BANGKOK — Confusion and unrest turned to contrition today as the Thai news media admitted that a master control operator working for its public broadcasting service fell asleep at the switch and accidentally replayed footage of the country’s 2006 military coup.
The “regrettable, though not uncommon error” sent the nation into panic, under the mistaken belief that a military junta again seized control of the government last Thursday. Were it the case, it would have made for the 12th coup d’état in the past eight decades.
Even the ailing 86-year-old King Bhumibol Aduljadejsince was swept up in the misunderstanding, releasing a statement indicating that the palace endorsed the military junta. Such royal backing has proven crucial to the success of previous uprisings, the lack of which contributed to the failure of the so-called April Fool’s Day coup of 1978.
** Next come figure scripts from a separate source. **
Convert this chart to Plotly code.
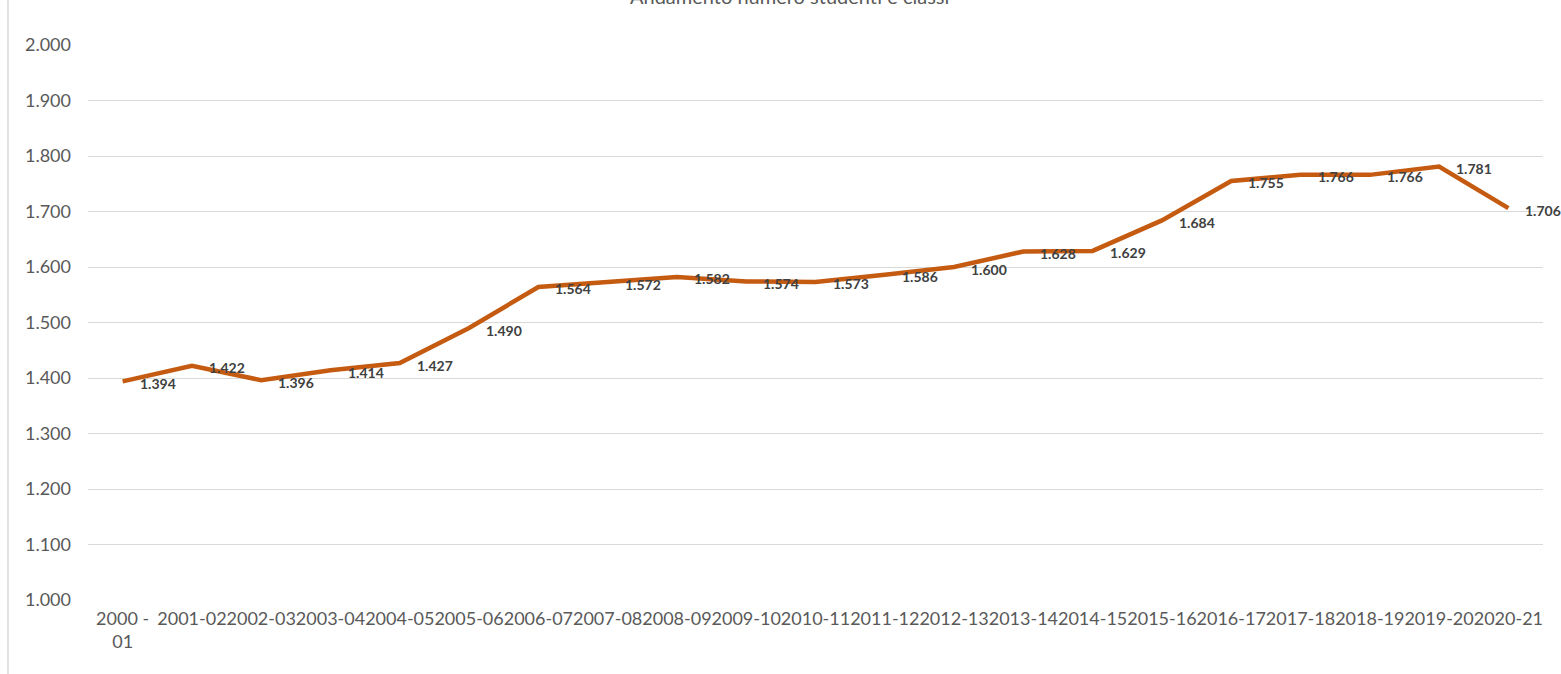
import plotly.graph_objects as go

categories = ["2000 - 01", "2001-02", "2002-03", "2003-04", "2004-05", "2005-06", "2006-07",
              "2007-08", "2008-09", "2009-10", "2010-11", "2011-12", "2012-13", "2013-14",
              "2014-15", "2015-16", "2016-17", "2017-18", "2018-19", "2019-20", "2020-21"]
tick_labels = ["2000 -<br>01"] + categories[1:]
values = [1394, 1422, 1396, 1414, 1427, 1490, 1564, 1572, 1582, 1574, 1573, 1586, 1600,
          1628, 1629, 1684, 1755, 1766, 1766, 1781, 1706]
y_ticks = [1000, 1100, 1200, 1300, 1400, 1500, 1600, 1700, 1800, 1900, 2000]
y_tick_labels = ["1.000", "1.100", "1.200", "1.300", "1.400", "1.500", "1.600", "1.700",
                 "1.800", "1.900", "2.000"]
title_text = "Andamento numero studenti e classi"

def fmt(v):
    return f"{v:,}".replace(",", ".")

fig = go.Figure()
fig.add_trace(go.Scatter(
    x=list(range(len(categories))), y=values, mode="lines",
    line=dict(color="#C55A11", width=4.5), hoverinfo="skip", showlegend=False))

for i, v in enumerate(values):
    fig.add_annotation(x=i, y=v, xref="x", yref="y", text=fmt(v), showarrow=False,
                       xanchor="left", yanchor="middle", xshift=15, yshift=-2,
                       font=dict(family="Lato", size=14, color="#404040", weight="bold"))

fig.add_annotation(x=0.482, y=1, xref="paper", yref="paper", text=title_text,
                   showarrow=False, xanchor="center", yanchor="bottom", yshift=35,
                   font=dict(family="Lato", size=20, color="#595959"))

fig.add_shape(type="line", xref="paper", yref="paper", x0=-0.055, x1=-0.055,
              y0=-0.14, y1=1.09, line=dict(color="#d9d9d9", width=1.5))

fig.update_layout(
    width=1561, height=674, autosize=False,
    margin=dict(l=88, r=18, t=45, b=74),
    plot_bgcolor="white", paper_bgcolor="white",
    xaxis=dict(tickmode="array", tickvals=list(range(len(categories))), ticktext=tick_labels,
               range=[-0.5, len(categories) - 0.5], showgrid=False, zeroline=False,
               showline=False, ticks="", ticklabelstandoff=6, tickangle=0, automargin=False,
               tickfont=dict(family="Lato", size=18, color="#595959")),
    yaxis=dict(tickmode="array", tickvals=y_ticks, ticktext=y_tick_labels,
               range=[1000, 2000], showgrid=True, gridcolor="#d9d9d9", gridwidth=1,
               zeroline=False, showline=False, ticks="", ticklabelstandoff=16, automargin=False,
               tickfont=dict(family="Lato", size=18, color="#595959")),
)

fig.write_html("out.html", config={"displayModeBar": False},
               post_script="document.body.style.margin='0';document.body.style.overflow='hidden';")
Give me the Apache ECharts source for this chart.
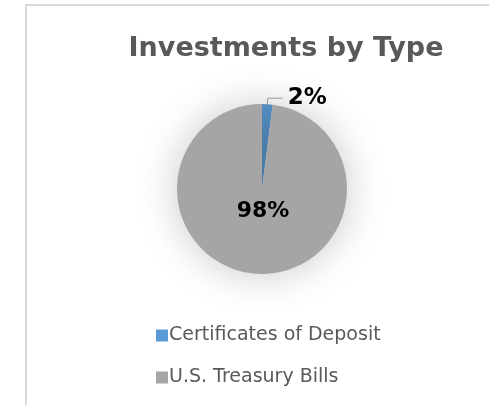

“Nobody expects the Spanish Inquisition,” said news director Sukrit Bidaya, “but everyone expects a Thai coup.” After suffering months of political stalemate, economic strain, and sometimes-violent street protests, “the nation was fully expecting a revolution of some sort. It took nothing more than an out-of-context video clip to convince them it was actually happening, even when it wasn’t.”
Not everyone in the public was ready to embrace the illusory overthrow. Anti-coup demonstrators gathered in the capital waved signs reading, “Democracy has always been aborted. When will it be born?”
“I guess, in this instance, we were a bit premature in our protest against military rule,” said Sang Punyodyana, one of the dissenters. “But I’ll continue to keep a bunch of these signs at the ready. One can never be too prepared in this country.”
General Prayuth Chan-ocha urged “cooperation from all civil servants and police to be patient, sacrifice and accept the principle of ridding the country from conflict” and confusion. He also issued a more general warning to citizens, “Don’t believe everything you see on TV.”
As for the news media itself, the general wanted to ensure that such a misunderstanding would not happen again on his watch. To this end, he ordered international television channels to cease broadcasts and banned unfavorable coverage of the coup mix-up until “they get their act together.”